DAVID GRAY’S 1998 album ‘White Ladder’, a whopping seven-million seller that features smash hits ‘Babylon’, ‘Sail Away’ and ‘This Year’s Love’, is Ireland’s best selling record of all time, and given changes in the music industry, is likely to remain so for some time.
Gray is still profoundly grateful for Ireland’s role in his breakthrough, in fact. “Ireland embraced me in such a big way before anyone else did,” he recalls. “It was unbelievable, really. Looking back, I still can’t quite take in what happened. It was an unforgettable time for me and I’ll always love the Irish because of it.”
Naturally, though, the Cheshire-born folk-pop singer has long been ready to move past his major commercial breakthrough on that fourth album. His eleventh studio album, ‘Gold In A Brass Age’, was released earlier this month, and offers something really quite different.

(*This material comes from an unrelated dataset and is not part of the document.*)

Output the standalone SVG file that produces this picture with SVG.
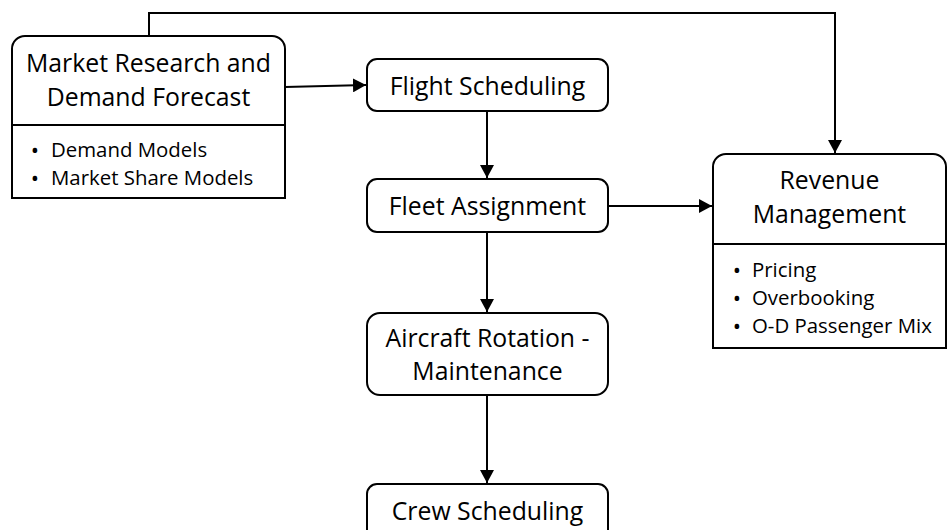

“I was never going to just keep remaking ‘White Ladder’, it’s important to experiment and stay interested,” Gray said of the new record, which is layered with some complex electronic aspects, producing an organic, delicate element. It also sees Gray explore falsetto vocals across several tracks.
In many ways, ‘Gold In A Brass Age’ is a stylistic throwback to Gray’s early, art-school days. “I want to go back to making art at some point,” he said. “I like to go out to the countryside and switch off, it’s essential to me to have that time, and it would be perfect for painting. But to paint again, I’d want to really dedicate myself to it. It’ll happen at some point, just maybe not quite yet.”
The abstract, ‘painting’ – in the musical sense – on his new record certainly jumps out. The singer very much goes for melody and song construction first this time around, with the lyrics, delivered in a voice barely recognisable as Gray, added later.
“I guess it’s a bit more abstract in the way it’s done,” he says. “It’s a kind of montage. I felt like moving away from telling a story too obviously. I wanted it to be a little more instinctive, and to move away from the idea of writing anything too directly about my life.”
“I took some time away because you just can’t keep drawing from that same well for too long. I feel revitalised by it. The [recent] ‘best of’ album was really a business decision. People like to hear the hits, and I’m trying to operate a record label at a time when records don’t sell that well, so it made sense to do it. I have a lot of running costs, including staff to pay, and you have to think about that.”
As well as an assortment of electronic equipment that’s going to make Gray’s latest tour a step away from anything he’s done before, there’s a lot of interesting quirks to be found on the new record, such as the sampled recording of a slamming of a door in the studio. Much of the musical side of the album will be reproduced using a computer live, with Gray’s voice straying outside of his instinctive range, and his style displaying something entirely new. Though the old classics will be on display, too, naturally.
“It’ll be more like a live studio on stage,” he explains. “I won’t be bringing the big band I had on my last tour. It’ll be a slightly different experience, and more complicated to do in some ways. I’ve had to get used to playing these tracks.”
“You have to give people what they want, too” he jokes, though not before confirming that he’ll be working hard on getting plenty of the new album into the live arena. “Most of the tour sold out straight away, which is a great feeling when I’ve been away for a little while.”.
As for the future? “I already have the material for another album that will come out after this one,” he laughs. “It’s very different to this, more back to me and my guitar, but the contrast in writing them really kept things interesting.”
For all the wonderful, textured exploration on ‘Gold In A Brass Age’, perhaps that new ‘Babylon’ moment is still only a record away.